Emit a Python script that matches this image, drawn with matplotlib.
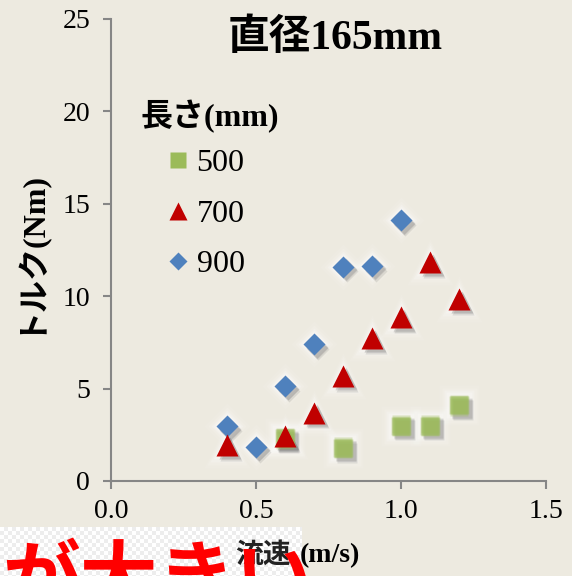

...

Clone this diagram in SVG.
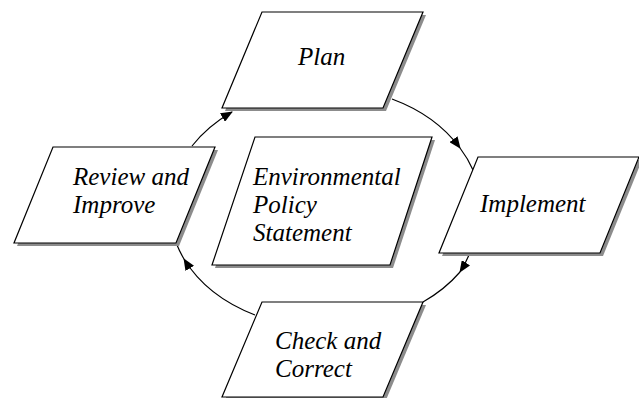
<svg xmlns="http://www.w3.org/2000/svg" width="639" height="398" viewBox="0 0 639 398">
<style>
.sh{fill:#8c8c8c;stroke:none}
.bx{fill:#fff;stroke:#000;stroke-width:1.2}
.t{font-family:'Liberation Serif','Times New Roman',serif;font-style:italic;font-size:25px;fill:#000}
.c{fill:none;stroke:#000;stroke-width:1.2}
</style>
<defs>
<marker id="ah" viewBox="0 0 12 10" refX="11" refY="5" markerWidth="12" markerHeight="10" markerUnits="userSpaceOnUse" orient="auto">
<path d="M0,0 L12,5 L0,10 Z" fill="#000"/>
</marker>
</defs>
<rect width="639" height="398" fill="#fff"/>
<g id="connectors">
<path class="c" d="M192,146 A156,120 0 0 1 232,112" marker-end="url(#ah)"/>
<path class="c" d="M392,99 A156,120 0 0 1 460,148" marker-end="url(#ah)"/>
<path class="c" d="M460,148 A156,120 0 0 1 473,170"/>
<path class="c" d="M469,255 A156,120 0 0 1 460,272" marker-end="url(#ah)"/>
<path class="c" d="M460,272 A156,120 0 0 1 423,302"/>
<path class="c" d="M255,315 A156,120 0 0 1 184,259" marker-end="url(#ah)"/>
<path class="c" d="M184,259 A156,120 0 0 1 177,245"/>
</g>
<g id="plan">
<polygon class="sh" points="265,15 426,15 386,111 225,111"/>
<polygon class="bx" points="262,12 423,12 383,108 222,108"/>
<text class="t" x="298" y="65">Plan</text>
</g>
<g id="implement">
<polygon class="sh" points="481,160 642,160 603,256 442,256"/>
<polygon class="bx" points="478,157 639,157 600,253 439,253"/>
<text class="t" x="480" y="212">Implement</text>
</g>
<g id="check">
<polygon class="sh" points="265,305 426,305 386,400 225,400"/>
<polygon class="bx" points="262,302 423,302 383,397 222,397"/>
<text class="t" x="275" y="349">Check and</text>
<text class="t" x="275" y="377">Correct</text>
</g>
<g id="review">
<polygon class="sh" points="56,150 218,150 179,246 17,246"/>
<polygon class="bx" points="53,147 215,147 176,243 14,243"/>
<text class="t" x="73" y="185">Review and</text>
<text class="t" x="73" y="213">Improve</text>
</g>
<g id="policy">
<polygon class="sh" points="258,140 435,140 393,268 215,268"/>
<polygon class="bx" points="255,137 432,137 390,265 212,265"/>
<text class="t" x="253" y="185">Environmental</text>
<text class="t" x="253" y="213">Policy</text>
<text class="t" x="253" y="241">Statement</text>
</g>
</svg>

=== WHAT IS BEING ASKED ===
Copy down every line of the material above that includes the string "this".

=== OUTPUT BELOW ===
Emit a Python script that matches this image, drawn with matplotlib.
Clone this diagram in SVG.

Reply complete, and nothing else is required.